◆ Instruction:
Answer with the number of lines in the listing below that contain the word "this", and nothing else.

◆ Data extract:
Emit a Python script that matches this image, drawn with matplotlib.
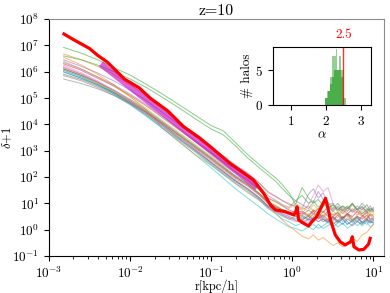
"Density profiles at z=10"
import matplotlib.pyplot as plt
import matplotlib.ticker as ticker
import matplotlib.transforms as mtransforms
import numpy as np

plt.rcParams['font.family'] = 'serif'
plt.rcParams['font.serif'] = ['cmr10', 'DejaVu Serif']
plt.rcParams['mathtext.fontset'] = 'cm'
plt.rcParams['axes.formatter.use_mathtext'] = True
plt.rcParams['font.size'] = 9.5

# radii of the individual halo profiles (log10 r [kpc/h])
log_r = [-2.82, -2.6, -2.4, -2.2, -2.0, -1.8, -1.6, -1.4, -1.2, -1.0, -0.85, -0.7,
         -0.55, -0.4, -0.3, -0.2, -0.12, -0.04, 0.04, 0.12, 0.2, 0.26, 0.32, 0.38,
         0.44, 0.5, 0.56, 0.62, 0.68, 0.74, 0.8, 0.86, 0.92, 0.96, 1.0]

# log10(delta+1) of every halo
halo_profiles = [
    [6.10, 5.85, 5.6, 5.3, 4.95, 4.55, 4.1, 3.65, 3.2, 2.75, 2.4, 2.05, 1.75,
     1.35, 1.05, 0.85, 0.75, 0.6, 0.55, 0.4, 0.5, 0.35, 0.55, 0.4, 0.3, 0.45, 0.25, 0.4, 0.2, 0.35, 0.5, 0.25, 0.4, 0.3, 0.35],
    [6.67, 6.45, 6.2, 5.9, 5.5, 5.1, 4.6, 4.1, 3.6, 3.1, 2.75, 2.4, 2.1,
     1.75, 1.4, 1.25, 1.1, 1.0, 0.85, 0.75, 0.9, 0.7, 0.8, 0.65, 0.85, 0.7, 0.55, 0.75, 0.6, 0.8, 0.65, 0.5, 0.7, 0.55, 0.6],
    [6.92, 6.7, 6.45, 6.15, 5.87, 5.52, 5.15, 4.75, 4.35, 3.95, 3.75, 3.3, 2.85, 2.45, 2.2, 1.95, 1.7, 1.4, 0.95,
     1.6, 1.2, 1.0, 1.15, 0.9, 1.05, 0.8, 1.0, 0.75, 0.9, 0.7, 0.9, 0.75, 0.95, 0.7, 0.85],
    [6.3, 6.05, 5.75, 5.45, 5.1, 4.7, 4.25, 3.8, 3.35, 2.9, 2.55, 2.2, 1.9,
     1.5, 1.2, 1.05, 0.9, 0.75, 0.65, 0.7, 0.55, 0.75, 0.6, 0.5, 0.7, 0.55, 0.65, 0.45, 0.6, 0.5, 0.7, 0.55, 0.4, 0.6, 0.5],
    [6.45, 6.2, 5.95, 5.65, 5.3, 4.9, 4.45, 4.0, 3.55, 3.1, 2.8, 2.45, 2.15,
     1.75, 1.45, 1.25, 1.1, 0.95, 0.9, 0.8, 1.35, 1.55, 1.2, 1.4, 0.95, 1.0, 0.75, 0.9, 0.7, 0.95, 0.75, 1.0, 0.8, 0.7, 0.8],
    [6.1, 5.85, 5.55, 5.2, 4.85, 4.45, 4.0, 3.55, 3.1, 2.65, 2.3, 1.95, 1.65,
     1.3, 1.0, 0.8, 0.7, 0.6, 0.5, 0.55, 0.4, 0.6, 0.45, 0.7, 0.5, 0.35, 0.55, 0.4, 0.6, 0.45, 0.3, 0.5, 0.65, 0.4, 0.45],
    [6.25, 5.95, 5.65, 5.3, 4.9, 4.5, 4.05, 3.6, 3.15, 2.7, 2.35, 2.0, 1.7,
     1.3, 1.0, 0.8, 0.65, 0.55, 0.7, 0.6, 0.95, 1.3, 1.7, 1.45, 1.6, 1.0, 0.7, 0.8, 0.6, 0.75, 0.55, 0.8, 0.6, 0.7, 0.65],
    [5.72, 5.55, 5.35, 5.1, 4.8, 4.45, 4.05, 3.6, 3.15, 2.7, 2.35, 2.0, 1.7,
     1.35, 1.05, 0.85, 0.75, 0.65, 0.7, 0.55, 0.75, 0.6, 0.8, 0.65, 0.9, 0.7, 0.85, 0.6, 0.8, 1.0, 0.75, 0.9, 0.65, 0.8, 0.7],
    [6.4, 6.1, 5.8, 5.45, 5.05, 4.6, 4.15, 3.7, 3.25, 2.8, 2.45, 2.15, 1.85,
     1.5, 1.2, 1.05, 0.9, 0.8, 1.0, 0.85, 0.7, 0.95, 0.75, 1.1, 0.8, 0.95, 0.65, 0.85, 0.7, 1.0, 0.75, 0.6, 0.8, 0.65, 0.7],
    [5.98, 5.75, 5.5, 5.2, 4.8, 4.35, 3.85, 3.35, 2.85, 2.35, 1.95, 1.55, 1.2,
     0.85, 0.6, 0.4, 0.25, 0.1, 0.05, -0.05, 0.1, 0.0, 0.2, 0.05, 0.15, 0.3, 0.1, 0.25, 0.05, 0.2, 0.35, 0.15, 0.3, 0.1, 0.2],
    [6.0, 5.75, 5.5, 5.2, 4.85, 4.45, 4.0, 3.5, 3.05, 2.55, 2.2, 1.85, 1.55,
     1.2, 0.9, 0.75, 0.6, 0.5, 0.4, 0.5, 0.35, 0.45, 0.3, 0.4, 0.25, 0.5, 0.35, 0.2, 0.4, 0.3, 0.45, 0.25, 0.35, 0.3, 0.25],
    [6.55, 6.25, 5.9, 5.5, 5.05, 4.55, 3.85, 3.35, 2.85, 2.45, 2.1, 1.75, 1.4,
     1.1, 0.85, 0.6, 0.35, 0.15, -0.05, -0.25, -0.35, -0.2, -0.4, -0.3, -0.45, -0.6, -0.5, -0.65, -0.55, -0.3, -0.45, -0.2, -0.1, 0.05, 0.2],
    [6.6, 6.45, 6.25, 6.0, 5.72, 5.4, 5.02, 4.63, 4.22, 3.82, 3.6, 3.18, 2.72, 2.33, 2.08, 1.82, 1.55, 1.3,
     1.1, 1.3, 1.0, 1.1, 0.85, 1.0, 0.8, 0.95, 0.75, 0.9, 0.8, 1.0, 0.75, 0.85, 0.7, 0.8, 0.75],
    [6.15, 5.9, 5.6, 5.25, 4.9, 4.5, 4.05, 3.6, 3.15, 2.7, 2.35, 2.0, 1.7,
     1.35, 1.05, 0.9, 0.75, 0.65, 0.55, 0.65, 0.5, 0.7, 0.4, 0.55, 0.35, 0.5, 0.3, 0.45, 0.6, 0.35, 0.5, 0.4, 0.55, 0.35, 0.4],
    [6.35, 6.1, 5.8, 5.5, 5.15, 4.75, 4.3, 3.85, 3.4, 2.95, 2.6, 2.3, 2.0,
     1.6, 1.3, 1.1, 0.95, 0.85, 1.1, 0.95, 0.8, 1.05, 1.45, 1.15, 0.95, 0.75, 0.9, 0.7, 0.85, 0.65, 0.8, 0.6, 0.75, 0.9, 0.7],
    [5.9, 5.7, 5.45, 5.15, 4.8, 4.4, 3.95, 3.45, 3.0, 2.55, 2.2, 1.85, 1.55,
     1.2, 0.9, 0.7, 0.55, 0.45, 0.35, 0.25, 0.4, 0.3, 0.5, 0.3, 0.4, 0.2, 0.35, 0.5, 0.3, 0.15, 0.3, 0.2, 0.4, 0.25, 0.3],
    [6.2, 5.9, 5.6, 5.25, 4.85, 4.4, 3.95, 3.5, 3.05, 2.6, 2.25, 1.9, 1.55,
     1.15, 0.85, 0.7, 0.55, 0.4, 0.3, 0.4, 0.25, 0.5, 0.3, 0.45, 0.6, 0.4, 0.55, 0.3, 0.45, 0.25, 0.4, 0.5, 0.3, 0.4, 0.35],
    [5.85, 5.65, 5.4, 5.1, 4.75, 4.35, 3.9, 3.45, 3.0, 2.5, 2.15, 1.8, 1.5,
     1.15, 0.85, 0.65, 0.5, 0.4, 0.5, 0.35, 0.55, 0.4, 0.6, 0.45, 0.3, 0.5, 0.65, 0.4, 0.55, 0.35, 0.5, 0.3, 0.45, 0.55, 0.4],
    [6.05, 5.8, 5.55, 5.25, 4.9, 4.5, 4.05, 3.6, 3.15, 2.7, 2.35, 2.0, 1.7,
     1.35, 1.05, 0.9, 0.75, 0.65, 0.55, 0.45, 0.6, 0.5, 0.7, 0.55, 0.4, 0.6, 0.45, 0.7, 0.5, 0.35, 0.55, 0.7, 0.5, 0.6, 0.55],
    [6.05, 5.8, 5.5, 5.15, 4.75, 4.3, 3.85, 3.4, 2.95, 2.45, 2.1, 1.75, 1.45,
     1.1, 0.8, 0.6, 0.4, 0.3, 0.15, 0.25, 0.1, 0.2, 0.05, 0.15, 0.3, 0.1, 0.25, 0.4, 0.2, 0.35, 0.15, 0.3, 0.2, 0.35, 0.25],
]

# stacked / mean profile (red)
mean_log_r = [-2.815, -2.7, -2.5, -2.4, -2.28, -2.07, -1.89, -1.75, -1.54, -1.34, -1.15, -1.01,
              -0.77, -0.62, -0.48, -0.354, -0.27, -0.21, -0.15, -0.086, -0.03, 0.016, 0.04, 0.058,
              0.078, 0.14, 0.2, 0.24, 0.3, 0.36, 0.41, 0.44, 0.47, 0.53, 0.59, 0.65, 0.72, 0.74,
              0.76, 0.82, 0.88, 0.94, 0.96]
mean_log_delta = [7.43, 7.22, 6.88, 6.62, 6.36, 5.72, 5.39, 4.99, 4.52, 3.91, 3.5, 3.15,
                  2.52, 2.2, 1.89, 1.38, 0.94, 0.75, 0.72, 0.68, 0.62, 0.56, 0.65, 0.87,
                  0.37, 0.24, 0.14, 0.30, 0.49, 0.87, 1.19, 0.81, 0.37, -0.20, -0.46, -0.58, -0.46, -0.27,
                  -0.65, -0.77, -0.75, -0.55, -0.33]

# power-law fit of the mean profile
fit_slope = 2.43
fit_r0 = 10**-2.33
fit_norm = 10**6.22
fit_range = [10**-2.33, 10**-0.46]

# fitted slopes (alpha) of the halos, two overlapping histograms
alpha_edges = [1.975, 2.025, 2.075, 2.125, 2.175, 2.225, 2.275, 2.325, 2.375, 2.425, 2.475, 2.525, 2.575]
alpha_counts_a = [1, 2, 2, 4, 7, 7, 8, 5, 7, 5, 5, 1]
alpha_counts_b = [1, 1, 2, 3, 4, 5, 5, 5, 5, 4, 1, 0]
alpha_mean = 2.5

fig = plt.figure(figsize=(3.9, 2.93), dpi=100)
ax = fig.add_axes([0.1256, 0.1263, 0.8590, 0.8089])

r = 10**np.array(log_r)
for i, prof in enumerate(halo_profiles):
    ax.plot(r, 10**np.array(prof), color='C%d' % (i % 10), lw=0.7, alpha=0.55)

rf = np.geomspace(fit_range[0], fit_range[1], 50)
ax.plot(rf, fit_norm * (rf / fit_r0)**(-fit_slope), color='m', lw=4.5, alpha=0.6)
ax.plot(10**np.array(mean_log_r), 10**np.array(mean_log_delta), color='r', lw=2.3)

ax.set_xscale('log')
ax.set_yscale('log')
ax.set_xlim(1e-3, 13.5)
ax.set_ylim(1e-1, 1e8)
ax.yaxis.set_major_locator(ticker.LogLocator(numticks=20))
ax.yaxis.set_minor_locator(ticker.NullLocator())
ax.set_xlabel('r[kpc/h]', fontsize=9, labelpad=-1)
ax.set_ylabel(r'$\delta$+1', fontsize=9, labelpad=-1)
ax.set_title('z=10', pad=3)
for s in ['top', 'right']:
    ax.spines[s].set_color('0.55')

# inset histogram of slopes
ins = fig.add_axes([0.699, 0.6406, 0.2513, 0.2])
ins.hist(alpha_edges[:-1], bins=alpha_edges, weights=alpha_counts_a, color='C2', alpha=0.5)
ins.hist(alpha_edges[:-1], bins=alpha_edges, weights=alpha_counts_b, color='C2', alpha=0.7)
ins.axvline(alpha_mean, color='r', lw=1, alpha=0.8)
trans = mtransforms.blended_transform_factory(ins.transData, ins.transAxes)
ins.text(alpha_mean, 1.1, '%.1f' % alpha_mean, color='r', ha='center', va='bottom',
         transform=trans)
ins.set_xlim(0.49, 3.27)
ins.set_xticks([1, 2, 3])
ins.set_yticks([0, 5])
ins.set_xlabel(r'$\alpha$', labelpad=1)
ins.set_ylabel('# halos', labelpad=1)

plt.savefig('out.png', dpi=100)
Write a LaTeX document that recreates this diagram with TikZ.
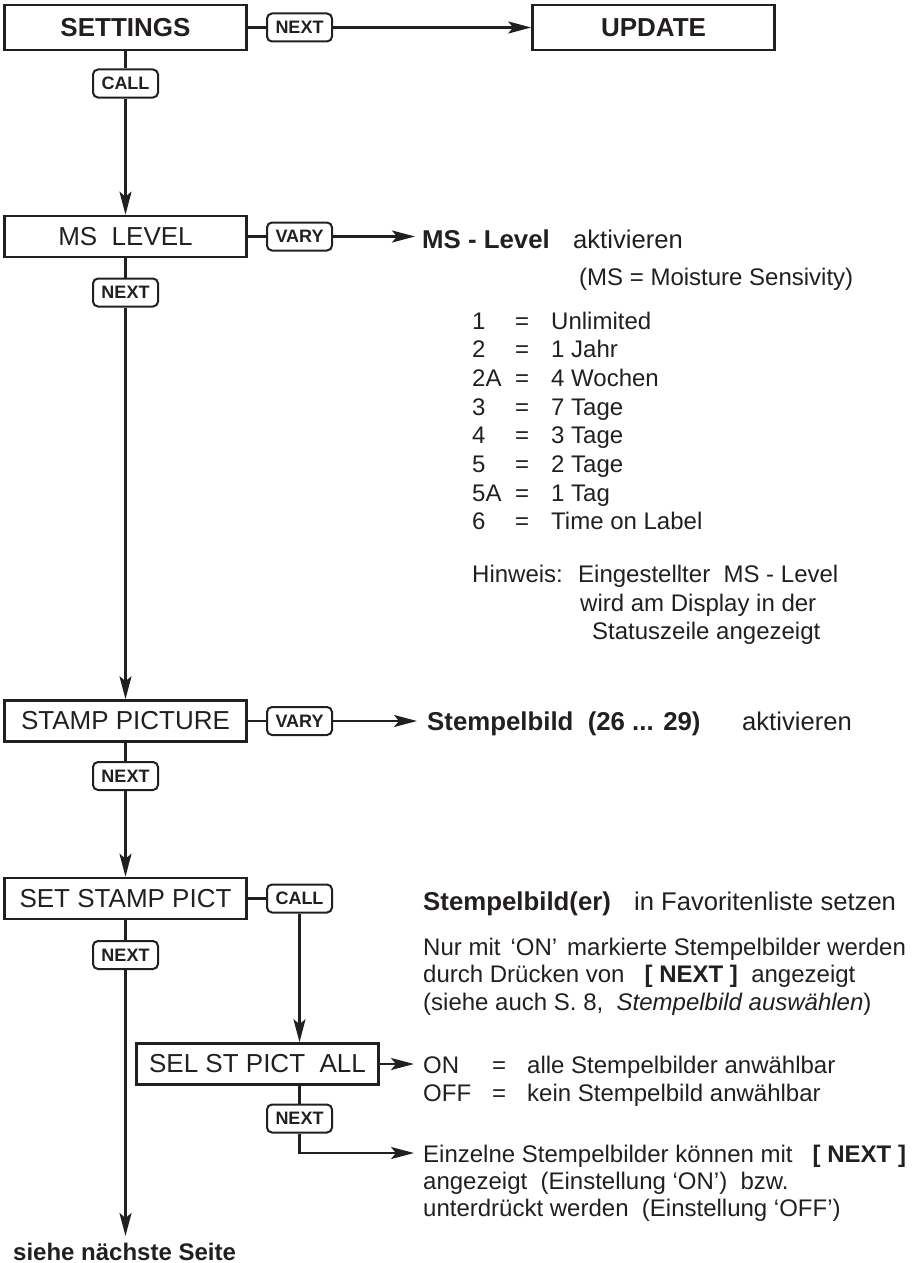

◆ Correct response:
2